- _Instructions to follow_: Every line containing the word "with" needs to be found and copied.

**** Data provided

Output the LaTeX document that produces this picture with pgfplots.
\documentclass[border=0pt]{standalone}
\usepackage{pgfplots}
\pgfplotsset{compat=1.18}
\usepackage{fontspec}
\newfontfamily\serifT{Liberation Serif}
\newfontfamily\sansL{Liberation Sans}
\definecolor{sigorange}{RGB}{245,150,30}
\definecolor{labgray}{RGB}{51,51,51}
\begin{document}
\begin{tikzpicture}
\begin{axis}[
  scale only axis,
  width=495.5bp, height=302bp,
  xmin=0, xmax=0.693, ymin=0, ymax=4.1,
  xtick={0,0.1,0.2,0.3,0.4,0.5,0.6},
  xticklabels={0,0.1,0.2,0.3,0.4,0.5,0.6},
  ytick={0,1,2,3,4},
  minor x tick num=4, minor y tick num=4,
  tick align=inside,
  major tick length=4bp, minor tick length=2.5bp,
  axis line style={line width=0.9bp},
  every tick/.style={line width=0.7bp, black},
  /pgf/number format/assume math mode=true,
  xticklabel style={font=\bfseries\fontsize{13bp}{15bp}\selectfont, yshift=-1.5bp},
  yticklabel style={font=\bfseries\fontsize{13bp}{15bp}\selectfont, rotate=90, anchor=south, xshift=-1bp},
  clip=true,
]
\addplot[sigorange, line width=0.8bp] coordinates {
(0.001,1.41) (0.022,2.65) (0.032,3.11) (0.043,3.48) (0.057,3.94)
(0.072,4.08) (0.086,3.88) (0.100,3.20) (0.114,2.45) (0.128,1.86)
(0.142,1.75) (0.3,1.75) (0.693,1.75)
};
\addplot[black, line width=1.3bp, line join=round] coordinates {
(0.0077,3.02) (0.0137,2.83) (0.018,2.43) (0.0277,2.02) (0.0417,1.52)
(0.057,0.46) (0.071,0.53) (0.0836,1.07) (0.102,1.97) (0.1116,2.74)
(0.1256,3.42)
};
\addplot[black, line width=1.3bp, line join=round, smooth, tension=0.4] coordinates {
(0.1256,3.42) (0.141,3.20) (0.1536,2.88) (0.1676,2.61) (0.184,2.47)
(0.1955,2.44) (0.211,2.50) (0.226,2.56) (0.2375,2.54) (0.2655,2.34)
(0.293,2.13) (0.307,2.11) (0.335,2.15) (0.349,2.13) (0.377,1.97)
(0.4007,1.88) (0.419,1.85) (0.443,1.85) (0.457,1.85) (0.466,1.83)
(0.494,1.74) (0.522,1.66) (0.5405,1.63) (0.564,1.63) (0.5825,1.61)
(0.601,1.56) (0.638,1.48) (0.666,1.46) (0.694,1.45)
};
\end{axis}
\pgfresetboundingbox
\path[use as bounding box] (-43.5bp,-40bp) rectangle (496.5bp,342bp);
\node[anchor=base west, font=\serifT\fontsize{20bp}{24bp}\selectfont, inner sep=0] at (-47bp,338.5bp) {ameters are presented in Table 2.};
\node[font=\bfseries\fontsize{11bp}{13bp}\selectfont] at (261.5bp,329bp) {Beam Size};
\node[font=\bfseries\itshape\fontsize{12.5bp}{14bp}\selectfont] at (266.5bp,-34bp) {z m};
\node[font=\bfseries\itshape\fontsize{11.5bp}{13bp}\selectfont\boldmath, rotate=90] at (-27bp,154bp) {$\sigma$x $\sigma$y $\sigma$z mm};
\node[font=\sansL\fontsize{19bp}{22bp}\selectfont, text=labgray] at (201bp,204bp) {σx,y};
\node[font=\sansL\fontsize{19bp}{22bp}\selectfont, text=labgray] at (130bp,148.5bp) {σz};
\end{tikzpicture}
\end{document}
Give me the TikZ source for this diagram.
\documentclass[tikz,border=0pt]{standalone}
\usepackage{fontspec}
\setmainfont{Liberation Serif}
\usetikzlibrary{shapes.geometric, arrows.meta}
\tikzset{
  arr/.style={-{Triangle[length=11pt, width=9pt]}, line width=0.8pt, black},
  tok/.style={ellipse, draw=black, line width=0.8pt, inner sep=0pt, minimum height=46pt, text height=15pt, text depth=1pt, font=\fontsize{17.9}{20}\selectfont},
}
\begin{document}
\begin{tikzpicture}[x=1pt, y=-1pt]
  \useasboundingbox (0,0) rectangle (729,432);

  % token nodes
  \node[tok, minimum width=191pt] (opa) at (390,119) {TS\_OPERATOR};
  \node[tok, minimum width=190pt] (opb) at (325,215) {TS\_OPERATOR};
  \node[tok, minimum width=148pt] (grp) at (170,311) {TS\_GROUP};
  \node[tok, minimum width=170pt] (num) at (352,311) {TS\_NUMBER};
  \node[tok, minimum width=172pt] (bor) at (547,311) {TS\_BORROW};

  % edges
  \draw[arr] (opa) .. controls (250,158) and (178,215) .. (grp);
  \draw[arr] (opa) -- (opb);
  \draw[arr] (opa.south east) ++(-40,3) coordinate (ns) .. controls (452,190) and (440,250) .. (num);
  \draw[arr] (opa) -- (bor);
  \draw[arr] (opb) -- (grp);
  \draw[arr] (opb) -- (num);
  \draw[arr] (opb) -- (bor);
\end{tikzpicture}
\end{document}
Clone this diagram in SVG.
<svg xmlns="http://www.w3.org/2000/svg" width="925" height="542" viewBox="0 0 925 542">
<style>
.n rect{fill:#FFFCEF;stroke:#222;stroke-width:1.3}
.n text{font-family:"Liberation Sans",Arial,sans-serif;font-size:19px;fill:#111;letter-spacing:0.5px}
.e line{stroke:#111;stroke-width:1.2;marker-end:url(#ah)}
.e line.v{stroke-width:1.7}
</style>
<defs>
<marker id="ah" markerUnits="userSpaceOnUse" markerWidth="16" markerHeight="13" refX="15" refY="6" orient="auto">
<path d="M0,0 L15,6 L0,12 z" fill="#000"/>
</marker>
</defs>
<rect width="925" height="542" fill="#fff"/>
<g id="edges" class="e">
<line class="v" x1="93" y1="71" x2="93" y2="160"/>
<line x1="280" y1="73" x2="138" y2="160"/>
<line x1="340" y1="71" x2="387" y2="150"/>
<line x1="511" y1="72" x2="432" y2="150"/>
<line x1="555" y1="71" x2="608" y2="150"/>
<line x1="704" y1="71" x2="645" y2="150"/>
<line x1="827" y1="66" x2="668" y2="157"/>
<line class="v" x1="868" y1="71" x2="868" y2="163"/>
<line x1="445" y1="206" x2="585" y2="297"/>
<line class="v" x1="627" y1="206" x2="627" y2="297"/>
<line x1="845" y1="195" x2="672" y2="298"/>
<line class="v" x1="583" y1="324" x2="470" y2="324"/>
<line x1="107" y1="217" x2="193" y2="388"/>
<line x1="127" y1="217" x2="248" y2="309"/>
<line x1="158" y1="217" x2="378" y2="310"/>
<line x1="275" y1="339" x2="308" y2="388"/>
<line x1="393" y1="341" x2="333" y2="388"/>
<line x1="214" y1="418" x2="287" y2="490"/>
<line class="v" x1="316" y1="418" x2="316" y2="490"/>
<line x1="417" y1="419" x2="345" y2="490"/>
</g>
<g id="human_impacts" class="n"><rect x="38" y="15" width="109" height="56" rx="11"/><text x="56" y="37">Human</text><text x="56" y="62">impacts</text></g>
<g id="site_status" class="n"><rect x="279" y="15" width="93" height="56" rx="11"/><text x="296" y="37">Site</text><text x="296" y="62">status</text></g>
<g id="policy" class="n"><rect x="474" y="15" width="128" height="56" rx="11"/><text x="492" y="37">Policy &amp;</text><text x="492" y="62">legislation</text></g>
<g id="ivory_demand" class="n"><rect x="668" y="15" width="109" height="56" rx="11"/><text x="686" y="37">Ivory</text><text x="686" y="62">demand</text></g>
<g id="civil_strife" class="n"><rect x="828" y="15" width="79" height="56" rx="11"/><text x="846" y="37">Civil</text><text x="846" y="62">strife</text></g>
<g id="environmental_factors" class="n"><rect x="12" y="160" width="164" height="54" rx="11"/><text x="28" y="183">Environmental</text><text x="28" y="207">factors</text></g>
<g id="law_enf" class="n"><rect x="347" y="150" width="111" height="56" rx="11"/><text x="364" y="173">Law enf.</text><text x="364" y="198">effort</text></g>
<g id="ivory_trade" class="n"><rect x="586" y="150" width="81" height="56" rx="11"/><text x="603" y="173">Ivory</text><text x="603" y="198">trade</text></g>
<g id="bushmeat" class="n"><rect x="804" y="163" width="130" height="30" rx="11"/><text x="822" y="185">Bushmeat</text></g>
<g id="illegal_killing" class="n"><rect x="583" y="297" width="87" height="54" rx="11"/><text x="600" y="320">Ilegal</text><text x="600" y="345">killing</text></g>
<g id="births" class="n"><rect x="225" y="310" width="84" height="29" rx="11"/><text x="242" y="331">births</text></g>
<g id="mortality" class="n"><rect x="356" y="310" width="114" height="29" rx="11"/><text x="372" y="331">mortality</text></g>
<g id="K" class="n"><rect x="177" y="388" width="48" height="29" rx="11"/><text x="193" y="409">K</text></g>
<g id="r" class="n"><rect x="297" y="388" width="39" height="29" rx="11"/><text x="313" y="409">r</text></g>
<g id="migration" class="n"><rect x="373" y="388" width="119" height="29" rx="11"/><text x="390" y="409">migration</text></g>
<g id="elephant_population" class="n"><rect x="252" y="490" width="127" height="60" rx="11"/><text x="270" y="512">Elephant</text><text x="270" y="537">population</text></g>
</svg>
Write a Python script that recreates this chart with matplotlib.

********

- _Result of the task_:
Output the LaTeX document that produces this picture with pgfplots.
Write a Python script that recreates this chart with matplotlib.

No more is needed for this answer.